Saturday, September 6, 2014

Lewis Black at Portsmouth Music Hall



You know you matter when Lewis Black books a stop in your town. Portsmouth has come of age. Not only did he do a show here, at the gilded and gorgeous Music Hall, but the place was packed, despite the heat, which strained the air conditioning but not the tempers of the crowd.

Black alluded to his age, and his fear that as he gets older, he gets less funny, because, maybe he's mellowed a little.

But, if anything, his mellowing has added bite to his shtick because it has added a dollop of sadness to the notion of the absurdity of life which so irritates him.

He noted, among other observations, the transience of modern life and the 24/7 news cycle. Those 50,000 refugee kids in detention centers along our Southern border--so yesterday's news.  He looks at the audience, incredulously, and asks, "So, what? They don't matter any more? Oh, them.
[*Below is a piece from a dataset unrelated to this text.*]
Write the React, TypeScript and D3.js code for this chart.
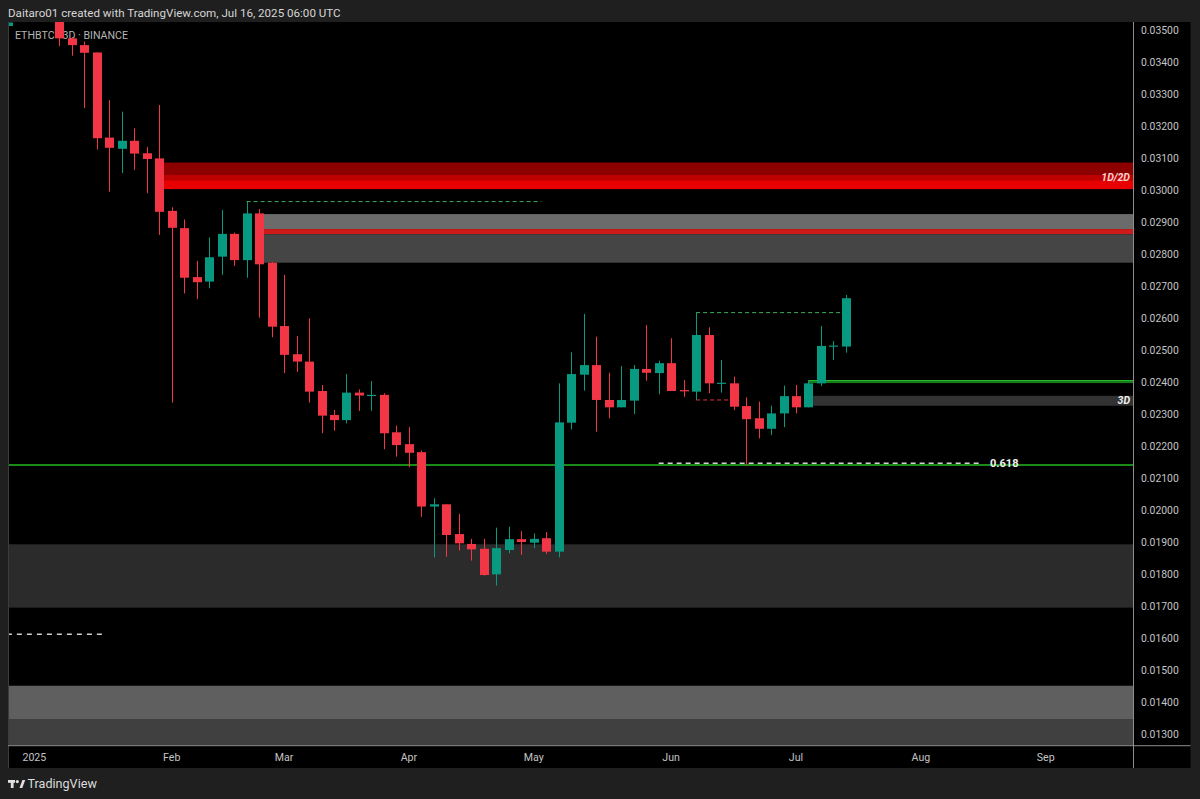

They're just there." 

His warm up act, a friend whose humor reflects his own, mentioned Scott Brown and his pick up truck.  Driving a pick up truck qualifies him to be a Senator?  Oh, so you are now one of the guys? 

Black has done a lot of shows in Arizona and Texas, but that doesn't mean he likes anybody down there. It warmed the heart of the Phantom to see him identify those two abscesses in the soul of this nation. He did neglect to mention, South Carolina, but that can wait.

He's just got back from Europe, and the experience obviously was not wasted.  Speaking of Norway, Sweden and Denmark, three socialist countries, he observed, "Obama is no socialist. I am one of the seven socialists extant in this country and he has never shown up for one of our barbecues."

And as for "Obamacare," he's outraged at the perversion of language. It's a terrible law, poorly written and poorly conceived and poorly executed, "But," and here he does his slapped in the face moves, "We had to do something." It is, he says, the Affordable Care Act, and why would any of us want our healthcare to be affordable? Why would we want to give up going into bankruptcy with the first big time illness we get?  

Disarmingly, he dwelt on things he actually loves, as opposed to his usual rant. Tahiti really is paradise, he revealed. And it's just two hours beyond Hawaii. He urged everyone in Portsmouth to move there immediately.  Never been, myself, but I might consider a visit.  Black recounts ordering a Coke and being served a Ginger Ale, and thinking, "Hey, okay. I'll have a Ginger Ale," with a beautific smile. So what?  This place is paradise. What's the big deal?

In Copenhagen, he was entranced by the photographs of beautiful female breasts on the external advertising panels of buses. What he did not have to say is you would never see photos of bare female breasts in the USA, but the point he was making is, female breasts, large or small tend to be beautiful, why would you want to undergo surgery to enlarge them?  That's what these billboards were--ads for augmentation surgery.  

And that was one of his strongest riffs--time and again he returned to what we have done to women in this country, to diminish their value, to laden them with burdens, to prevent their ascendance. 

Of course, he was not without his barbs for the establishment. Where were our vaunted intelligence services when ISIS was forming?  We learned, recently, the American government had been spying on Germany.  "A little late, don't you think?"

A great night on the Seacoast. Another reason to believe we are very lucky to be living here, at this time, as Portsmouth is in resurgence.  Gone are the bar brawls, the red light district, the disheartening level of street crime--gentrification can be good. 

We walked out of the Music Hall and looked in the direction of the new steel framework for the new Whole Foods going up across from the Sheraton. This is a place which could be great, if only we can keep it going.